> _SHORT TASK_
No pictures go into the copy. Write out exactly the lines below from the one containing "Write the matplotlib code for this chart." through the one containing "import matplotlib.transforms as mtransforms".

> _MATERIAL FOR THIS TASK_
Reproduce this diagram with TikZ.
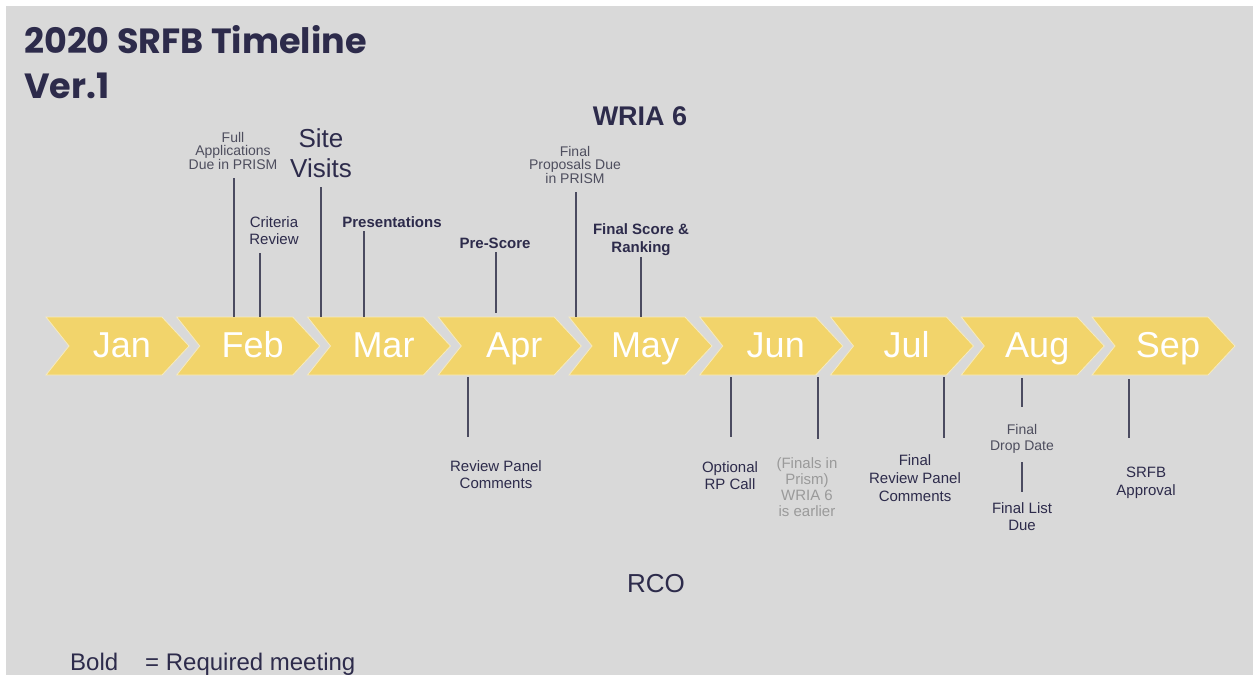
\documentclass[tikz,border=0pt]{standalone}
\usepackage{fontspec}
\setmainfont{Liberation Sans}
\newfontfamily\titlefont{Poppins}
\definecolor{bgc}{HTML}{D9D9D9}
\definecolor{chev}{HTML}{F2D46B}
\definecolor{chevedge}{HTML}{F6EBBF}
\definecolor{navy}{HTML}{2D2B4B}
\definecolor{tick}{HTML}{4B4B60}
\definecolor{smallgray}{HTML}{4E4E5E}
\definecolor{lightgray}{HTML}{9A9A9A}
\tikzset{
  lbl/.style={inner sep=0pt, align=center, text=navy, font=\fontsize{15}{17}\selectfont},
  lblb/.style={lbl, font=\fontsize{15}{18}\selectfont\bfseries},
  lbls/.style={inner sep=0pt, align=center, text=smallgray, font=\fontsize{14}{12.5}\selectfont},
  ticko/.style={draw=tick, line width=1.3pt},
  monthtxt/.style={inner sep=0pt, anchor=base, text=white, font=\fontsize{36}{40}\selectfont},
  chevron/.style={fill=chev, draw=chevedge, line width=0.8pt}
}
\begin{document}
\begin{tikzpicture}[x=1pt,y=-1pt]
\useasboundingbox (0,0) rectangle (1253,683);
\fill[white] (0,0) rectangle (1253,683);
\fill[bgc] (6,6) rectangle (1253,675);

% title
\node[inner sep=0pt, anchor=base west, text=navy, font=\titlefont\bfseries\fontsize{35}{40}\selectfont] (title) at (24,53) {2020 SRFB Timeline};
\node[inner sep=0pt, anchor=base west, text=navy, font=\titlefont\bfseries\fontsize{35}{40}\selectfont] (ver) at (24,98) {Ver.1};

% chevrons
\foreach \m [count=\i from 0] in {Jan,Feb,Mar,Apr,May,Jun,Jul,Aug,Sep}{
  \pgfmathsetmacro{\xo}{46+130.75*\i}
  \draw[chevron] (\xo,317) -- ++(116,0) -- ++(27,29) -- ++(-27,29) -- ++(-116,0) -- ++(23,-29) -- cycle;
  \node[monthtxt] (m\m) at (\xo+76,357) {\m};
}

% top labels
\node[inner sep=0pt, anchor=base, text=navy, font=\fontsize{27}{30}\selectfont\bfseries] (wria) at (640,125) {WRIA 6};

\node[lbls] (fullapp) at (233,151) {Full\\Applications\\Due in PRISM};
\coordinate (fullappA) at (234,178); \coordinate (fullappB) at (234,317);
\draw[ticko] (fullappA) -- (fullappB);

\node[lbl] (crit) at (274,231) {Criteria\\Review};
\coordinate (critA) at (260,253); \coordinate (critB) at (260,317);
\draw[ticko] (critA) -- (critB);

\node[lbl, font=\fontsize{26}{30}\selectfont] (site) at (321,153) {Site\\Visits};
\coordinate (siteA) at (321,187); \coordinate (siteB) at (321,317);
\draw[ticko] (siteA) -- (siteB);

\node[lblb] (pres) at (392,222) {Presentations};
\coordinate (presA) at (364,231); \coordinate (presB) at (364,317);
\draw[ticko] (presA) -- (presB);

\node[lblb] (pre) at (495,243) {Pre-Score};
\coordinate (preA) at (496,252); \coordinate (preB) at (496,313);
\draw[ticko] (preA) -- (preB);

\node[lbls] (finprop) at (575,165) {Final\\Proposals Due\\in PRISM};
\coordinate (finpropA) at (576,192); \coordinate (finpropB) at (576,317);
\draw[ticko] (finpropA) -- (finpropB);

\node[lblb] (score) at (641,240) {Final Score \&\\Ranking};
\coordinate (scoreA) at (641,257); \coordinate (scoreB) at (641,317);
\draw[ticko] (scoreA) -- (scoreB);

% bottom labels
\coordinate (rpcA) at (468,377); \coordinate (rpcB) at (468,437);
\draw[ticko] (rpcA) -- (rpcB);
\node[lbl] (rpc) at (496,475) {Review Panel\\Comments};

\coordinate (optA) at (731,377); \coordinate (optB) at (731,437);
\draw[ticko] (optA) -- (optB);
\node[lbl] (opt) at (730,476) {Optional\\RP Call};

\coordinate (finA) at (818,377); \coordinate (finB) at (818,439);
\draw[ticko] (finA) -- (finB);
\node[lbl, text=lightgray, font=\fontsize{15}{16}\selectfont] (fin) at (807,487) {(Finals in\\Prism)\\WRIA 6\\is earlier};

\coordinate (frpcA) at (944,377); \coordinate (frpcB) at (944,438);
\draw[ticko] (frpcA) -- (frpcB);
\node[lbl, font=\fontsize{15}{18}\selectfont] (frpc) at (915,478) {Final\\Review Panel\\Comments};

\coordinate (dropA) at (1022,378); \coordinate (dropB) at (1022,407);
\draw[ticko] (dropA) -- (dropB);
\node[lbl, text=smallgray, font=\fontsize{14}{16}\selectfont] (drop) at (1022,439) {Final\\Drop Date};
\coordinate (listA) at (1022,462); \coordinate (listB) at (1022,492);
\draw[ticko] (listA) -- (listB);
\node[lbl] (list) at (1022,517) {Final List\\Due};

\coordinate (apprA) at (1129,379); \coordinate (apprB) at (1129,438);
\draw[ticko] (apprA) -- (apprB);
\node[lbl, font=\fontsize{15}{18}\selectfont] (appr) at (1146,483) {SRFB\\Approval};

\node[inner sep=0pt, anchor=base, text=navy, font=\fontsize{26}{30}\selectfont] (rco) at (656,592) {RCO};

\node[inner sep=0pt, anchor=base west, text=navy, font=\fontsize{24}{26}\selectfont] (bold) at (70,670) {Bold};
\node[inner sep=0pt, anchor=base west, text=navy, font=\fontsize{24}{26}\selectfont] (req) at (145,670) {= Required meeting};
\end{tikzpicture}
\end{document}
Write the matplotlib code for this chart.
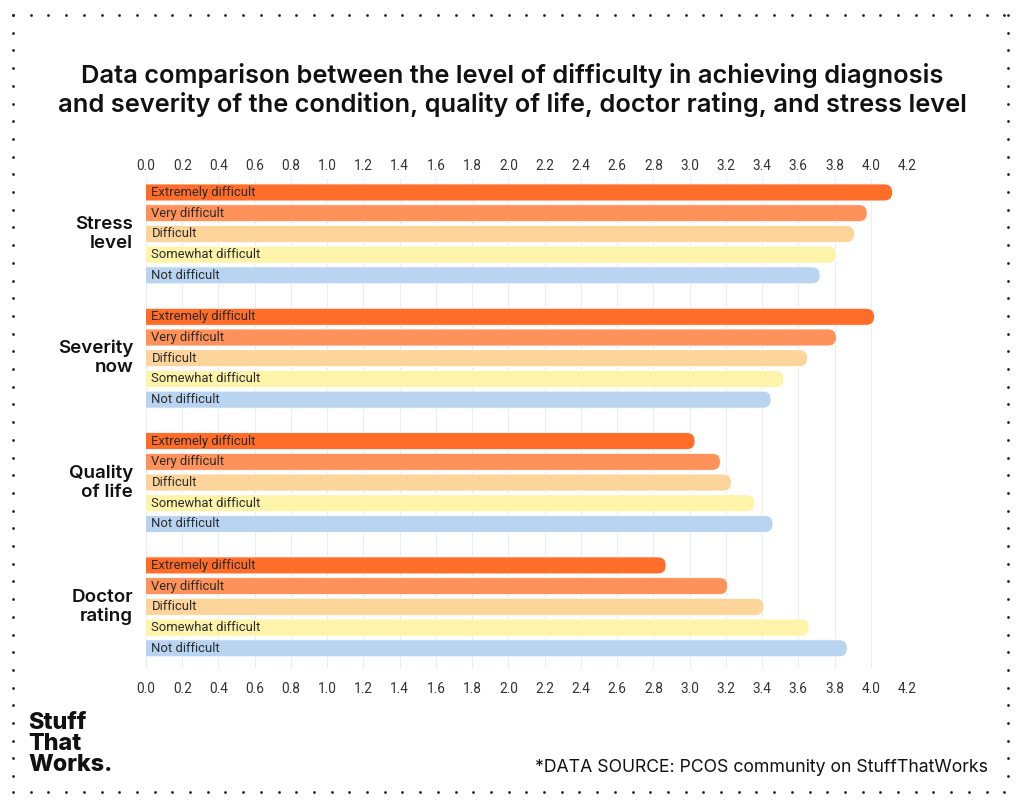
import numpy as np
import matplotlib
matplotlib.use("Agg")
import matplotlib.pyplot as plt
from matplotlib.patches import FancyBboxPatch, Rectangle
from matplotlib.lines import Line2D
import matplotlib.transforms as mtransforms

# ---------------- data ----------------
groups = ["Stress\nlevel", "Severity\nnow", "Quality\nof life", "Doctor\nrating"]
levels = ["Extremely difficult", "Very difficult", "Difficult", "Somewhat difficult", "Not difficult"]
stress_level = [4.12, 3.98, 3.91, 3.81, 3.72]
severity_now = [4.02, 3.81, 3.65, 3.52, 3.45]
quality_of_life = [3.03, 3.17, 3.23, 3.36, 3.46]
doctor_rating = [2.87, 3.21, 3.41, 3.66, 3.87]
series = [stress_level, severity_now, quality_of_life, doctor_rating]
xticks = [round(0.2 * i, 1) for i in range(22)]

colors = ["#FF6D28", "#FF925A", "#FDD59B", "#FDF4AA", "#B8D4F1"]

title = ("Data comparison between the level of difficulty in achieving diagnosis\n"
         "and severity of the condition, quality of life, doctor rating, and stress level")
source = "*DATA SOURCE: PCOS community on StuffThatWorks"

# ---------------- figure ----------------
W, H = 1024, 806
fig = plt.figure(figsize=(W / 100, H / 100), dpi=100)
fig.patch.set_facecolor("white")

ax_left, ax_right, ax_top, ax_bot = 146, 907, 179, 669
ax = fig.add_axes([ax_left / W, (H - ax_bot) / H, (ax_right - ax_left) / W, (ax_bot - ax_top) / H])

positions = []
vals = []
cols = []
labs = []
for g, s in enumerate(series):
    for j, v in enumerate(s):
        positions.append(g * 6 + j)
        vals.append(v)
        cols.append(colors[j])
        labs.append(levels[j])

bar_h = 0.82
bars = ax.barh(positions, vals, height=bar_h, color=cols, zorder=2)

ax.set_xlim(0, 4.2)
ax.set_ylim(23.0, -0.65)

# rounded right ends
px_per_x = (ax_right - ax_left) / 4.2
px_per_y = (ax_bot - ax_top) / (23.0 + 0.65)
r_px = 8.0
rx = r_px / px_per_x
aspect = (r_px / px_per_y) / rx
clip_rect = Rectangle((0, -100), 100, 200, transform=ax.transData)
for b, c in zip(bars, cols):
    b.set_visible(False)
    x0, y0 = b.get_x(), b.get_y()
    w, h = b.get_width(), b.get_height()
    p = FancyBboxPatch((x0 - 0.2, y0), w + 0.2, h,
                       boxstyle=f"round,pad=0,rounding_size={rx}",
                       mutation_aspect=aspect, facecolor=c, edgecolor="white",
                       linewidth=0.6, zorder=2)
    ax.add_patch(p)
    p.set_clip_path(clip_rect)

for pos, lab in zip(positions, labs):
    ax.text(0.03, pos, lab, va="center", ha="left", fontsize=9.4,
            family="Roboto", color="#2b2b2b", zorder=3)

# grid & ticks
tick_labels = [f"{t:.1f}" for t in xticks]
ax.set_xticks(xticks)
ax.set_xticklabels(tick_labels)
ax.grid(axis="x", color="#E9EDF1", linewidth=0.8, zorder=0)
ax.set_yticks([])
for sp in ax.spines.values():
    sp.set_visible(False)
ax.tick_params(axis="x", bottom=True, labelbottom=True, top=False, labeltop=False,
               length=0, labelsize=9.8, labelcolor="#333333", pad=9.5)
for lbl in ax.get_xticklabels():
    lbl.set_family("Roboto")

sec = ax.secondary_xaxis("top")
sec.set_xticks(xticks)
sec.set_xticklabels(tick_labels)
sec.tick_params(axis="x", length=0, labelsize=9.8, labelcolor="#333333", pad=4)
for lbl in sec.get_xticklabels():
    lbl.set_family("Roboto")
for sp in sec.spines.values():
    sp.set_visible(False)

# group labels
trans = mtransforms.blended_transform_factory(ax.transAxes, ax.transData)
for g, name in enumerate(groups):
    ax.text(-13 / (ax_right - ax_left), g * 6 + 2, name, transform=trans,
            ha="right", va="center", fontsize=13.5, family="Inter",
            fontweight="semibold", color="#111111", linespacing=1.15)

# title
fig.text(0.5, 1 - 90 / H, title, ha="center", va="center", fontsize=18.3,
         family="Inter", fontweight="semibold", color="#111111", linespacing=1.2)

# logo
fig.text(28 / W, 1 - 744 / H, "Stuff\nThat\nWorks.", ha="left", va="center",
         fontsize=16.8, family="Inter", fontweight="heavy", color="#111111",
         linespacing=0.93)

# source
fig.text(988 / W, 1 - 768 / H, source, ha="right", va="center", fontsize=12.7,
         family="Inter", fontweight="normal", color="#111111")

# dotted border
step = 17.7
xs = np.arange(13, 1010, step)
ys = np.arange(15, 793, step)
def add_dots(x, y):
    fig.add_artist(Line2D(np.asarray(x) / W, 1 - np.asarray(y) / H, linestyle="none",
                          marker="o", markersize=2.0, color="#222222",
                          markeredgewidth=0, transform=fig.transFigure))
add_dots(xs, np.full_like(xs, 15))
add_dots(xs, np.full_like(xs, 792))
add_dots(np.full_like(ys, 13), ys)
add_dots(np.full_like(ys, 1008), ys)

fig.savefig("out.png", dpi=100, facecolor="white")
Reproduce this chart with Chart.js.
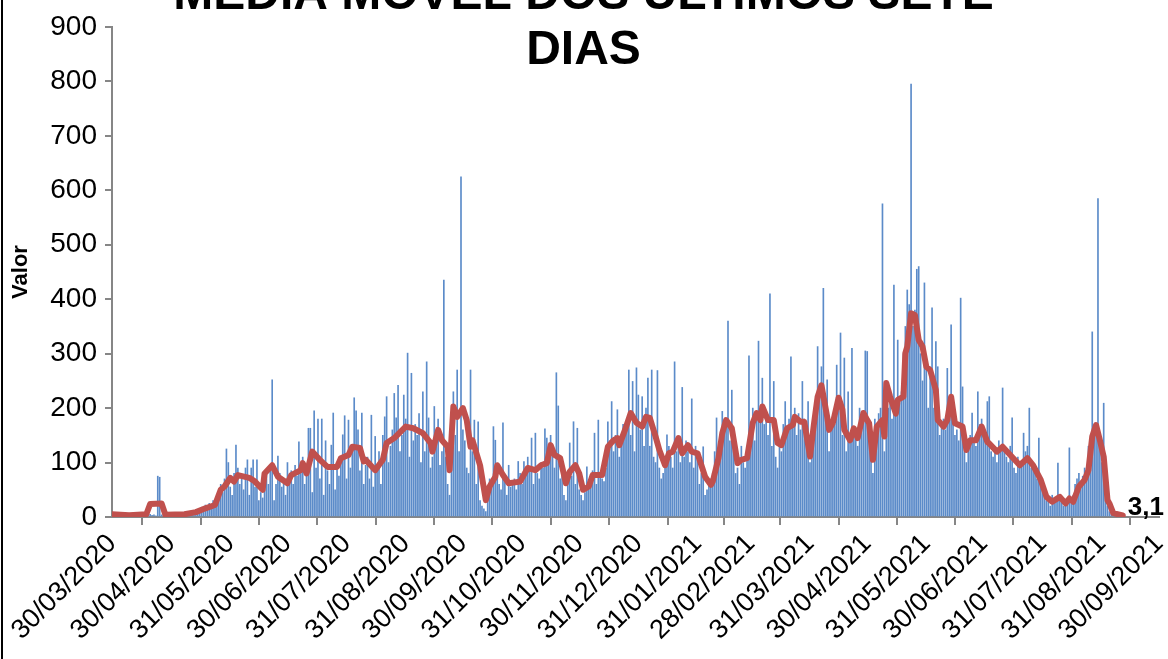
<!DOCTYPE html>
<html><head><meta charset="utf-8">
<script src="https://cdn.jsdelivr.net/npm/chart.js@4.4.1/dist/chart.umd.min.js"></script>
<style>html,body{margin:0;padding:0;background:#fff;overflow:hidden}canvas{display:block}</style>
</head><body>
<canvas id="c" width="1168" height="659"></canvas>
<script>
const titleLines = ['MÉDIA MÓVEL DOS ÚLTIMOS SETE', 'DIAS'];
const yAxisTitle = 'Valor';
const startDate = '30/03/2020';
const tickLabels = ['30/03/2020','30/04/2020','31/05/2020','30/06/2020','31/07/2020','31/08/2020','30/09/2020','31/10/2020','30/11/2020','31/12/2020','31/01/2021','28/02/2021','31/03/2021','30/04/2021','31/05/2021','30/06/2021','31/07/2021','31/08/2021','30/09/2021'];
const yTicks = [0,100,200,300,400,500,600,700,800,900];

// daily values (one per day from startDate)
const dailyValues = [
2,5,3,6,4,1,3,8,5,2,
4,6,2,3,7,5,1,4,6,3,
5,3,4,2,75,73,4,3,2,5,
3,4,2,6,5,1,3,4,7,2,
6,8,5,10,12,7,15,18,9,22,
14,25,20,30,18,40,35,60,45,70,
125,100,55,40,80,132,90,60,75,50,
90,105,40,90,105,55,105,30,45,35,
70,85,60,95,252,30,60,112,80,55,
65,40,100,70,85,60,95,75,138,80,
110,60,95,163,163,45,195,90,180,70,
180,40,140,85,60,132,191,50,95,75,
110,151,186,70,178,90,120,219,195,160,
85,191,60,95,110,70,187,55,148,90,
120,60,150,184,221,100,130,160,227,182,
242,120,150,224,180,301,110,264,140,170,
150,190,100,230,120,285,182,90,110,203,
150,180,95,120,435,110,60,40,178,230,
150,270,120,625,160,140,90,80,270,120,
178,60,175,30,20,15,10,40,70,60,
166,141,80,60,50,173,70,40,95,55,
60,70,50,102,80,60,102,85,110,90,
145,60,154,80,70,100,90,162,145,110,
150,120,90,265,204,70,100,40,30,60,
136,75,175,60,163,50,40,30,45,92,
60,70,85,154,60,178,80,70,65,90,
175,140,212,120,150,197,110,130,170,160,
180,270,150,249,120,274,224,160,221,130,
200,255,130,270,110,100,269,90,70,80,
100,151,130,110,90,285,120,140,100,238,
110,140,120,100,217,90,130,110,60,80,
129,40,50,60,70,80,120,182,100,130,
194,150,180,360,140,233,120,80,90,60,
130,100,90,120,296,150,200,140,190,323,
180,255,170,190,150,410,130,249,110,90,
140,120,170,212,160,180,294,170,200,150,
190,160,249,180,150,212,100,170,200,190,
313,230,276,420,200,252,120,160,190,170,
279,200,338,150,292,120,230,140,310,160,
150,130,200,170,190,305,304,150,110,80,
180,170,190,200,575,120,250,200,230,180,
426,200,325,210,230,300,350,417,390,795,
350,380,455,460,300,250,430,290,200,260,
384,200,322,276,150,170,180,160,273,200,
353,180,150,160,140,402,239,120,100,130,
150,191,140,130,230,170,180,150,140,212,
221,120,110,130,100,140,130,237,120,110,
100,130,182,90,80,110,90,100,154,120,
130,200,90,100,80,70,145,60,50,40,
30,35,20,40,25,30,99,40,30,20,
20,30,127,25,40,60,70,80,60,75,
90,70,130,100,340,150,160,585,130,100,
209,40,20,10,5,3,2,4,2,3,5
];

// seven-day moving average, read at day offsets from startDate
const maDays = [0,9,18,20,26,28,38,44,49,54,57,59,62,64,66,72,75,79,80,84,87,92,94,99,100,102,105,109,113,118,120,124,126,130,132,133,138,142,144,148,154,158,163,167,168,171,173,176,177,179,181,184,186,188,189,193,196,198,201,202,205,208,214,218,222,225,228,230,232,235,238,240,243,245,247,250,252,257,260,263,265,266,269,272,275,278,280,282,285,287,290,292,294,297,299,302,304,307,311,314,315,318,320,322,325,328,330,333,336,338,340,341,344,347,349,351,354,357,358,361,363,366,368,370,372,375,376,378,381,383,384,387,389,391,394,396,397,399,401,404,405,406,408,411,412,415,416,417,419,421,423,425,427,429,432,433,436,438,440,442,446,448,450,453,456,459,460,464,467,471,476,480,483,487,490,493,497,500,502,504,507,510,512,514,516,518,520,522,523,525,530];
const maValues = [5,3,5,24,25,4,5,9,16,22,50,56,72,65,77,72,65,50,80,95,74,62,77,86,99,80,120,105,92,92,108,114,129,127,102,105,86,105,136,145,166,163,154,136,120,160,141,129,86,203,184,200,178,129,141,95,31,56,74,95,77,62,65,90,86,95,99,132,114,108,62,83,95,80,50,56,77,77,129,141,145,132,160,191,173,166,184,182,148,123,95,117,120,145,117,132,120,117,74,59,65,108,154,178,163,99,105,108,173,191,178,203,178,178,136,132,163,169,184,175,175,111,169,221,242,184,160,173,219,197,160,141,163,145,191,178,172,105,166,178,148,246,221,190,215,221,301,313,374,371,325,313,276,270,233,178,166,178,221,172,166,123,141,141,166,138,135,120,129,114,95,108,95,68,37,28,37,25,34,28,56,68,86,148,169,141,111,31,25,7,3.1];

function dayOf(s){const [d,m,y]=s.split('/').map(Number);return Date.UTC(y,m-1,d)/864e5;}
const t0 = dayOf(startDate);
const tickDays = tickLabels.map(s => dayOf(s) - t0);
const barPoints = dailyValues.map((v,i)=>({x:i,y:v}));
const maPoints = maDays.map((d,i)=>({x:d,y:maValues[i]}));
const FONT = 'Arial, "Liberation Sans", sans-serif';
const GRAY = '#868686';

const extras = {
  id:'extras',
  beforeDraw(chart){
    const c = chart.ctx;
    c.save(); c.fillStyle='#fff'; c.fillRect(0,0,chart.width,chart.height);
    c.strokeStyle='#000'; c.lineWidth=2;
    c.beginPath(); c.moveTo(2,0); c.lineTo(2,chart.height); c.stroke();
    c.restore();
  },
  afterDatasetsDraw(chart){
    const meta = chart.getDatasetMeta(0);
    const pt = meta.data[meta.data.length-1];
    const v = maValues[maValues.length-1];
    const c = chart.ctx;
    c.save();
    c.font = 'bold 26px ' + FONT;
    c.fillStyle = '#000';
    c.textAlign = 'left'; c.textBaseline = 'middle';
    c.fillText(String(v).replace('.', ','), pt.x + 5, pt.y - 7);
    c.restore();
  }
};

new Chart(document.getElementById('c'), {
  data: {
    datasets: [
      {type:'line', data: maPoints, borderColor:'#C0504D', borderWidth:6, pointRadius:0, tension:0, order:0, borderJoinStyle:'round', borderCapStyle:'round'},
      {type:'bar', data: barPoints, backgroundColor:'#5B8BC9', barThickness:1, order:1}
    ]
  },
  options: {
    responsive:false, animation:false, devicePixelRatio:1,
    layout:{padding:{left:8,right:9,top:0,bottom:0}},
    plugins:{
      legend:{display:false}, tooltip:{enabled:false},
      title:{display:true, text:titleLines, color:'#000', font:{family:FONT, size:48, weight:'bold', lineHeight:1.15}, padding:{top:-32,bottom:-51.4}}
    },
    scales:{
      x:{type:'linear', min:0, max:tickDays[tickDays.length-1], offset:false,
        afterBuildTicks(s){ s.ticks = tickDays.map(v=>({value:v})); },
        afterFit(s){ s.height = 142; s.paddingLeft = 0; s.paddingRight = 0; },
        ticks:{autoSkip:false, minRotation:45, maxRotation:45, color:'#000', font:{family:FONT,size:27}, padding:3,
          callback(v){ const i = tickDays.indexOf(v); return i>=0 ? tickLabels[i] : ''; }},
        grid:{drawOnChartArea:false, drawTicks:true, tickLength:8, color:GRAY, lineWidth:2},
        border:{display:true, color:GRAY, width:2}
      },
      y:{min:0, max:900,
        afterBuildTicks(s){ s.ticks = yTicks.map(v=>({value:v})); },
        afterFit(s){ s.width = 104; s.paddingTop = 0; s.paddingBottom = 0; },
        ticks:{color:'#000', font:{family:FONT,size:28}, padding:8},
        grid:{drawOnChartArea:false, drawTicks:true, tickLength:7, color:GRAY, lineWidth:2},
        border:{display:true, color:GRAY, width:2},
        title:{display:true, text:yAxisTitle, color:'#000', font:{family:FONT,size:22,weight:'bold'}, padding:{top:0,bottom:0}}
      }
    }
  },
  plugins:[extras]
});
</script>
</body></html>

> _TASK RESPONSE_
Write the matplotlib code for this chart.
import numpy as np
import matplotlib
matplotlib.use("Agg")
import matplotlib.pyplot as plt
from matplotlib.patches import FancyBboxPatch, Rectangle
from matplotlib.lines import Line2D
import matplotlib.transforms as mtransforms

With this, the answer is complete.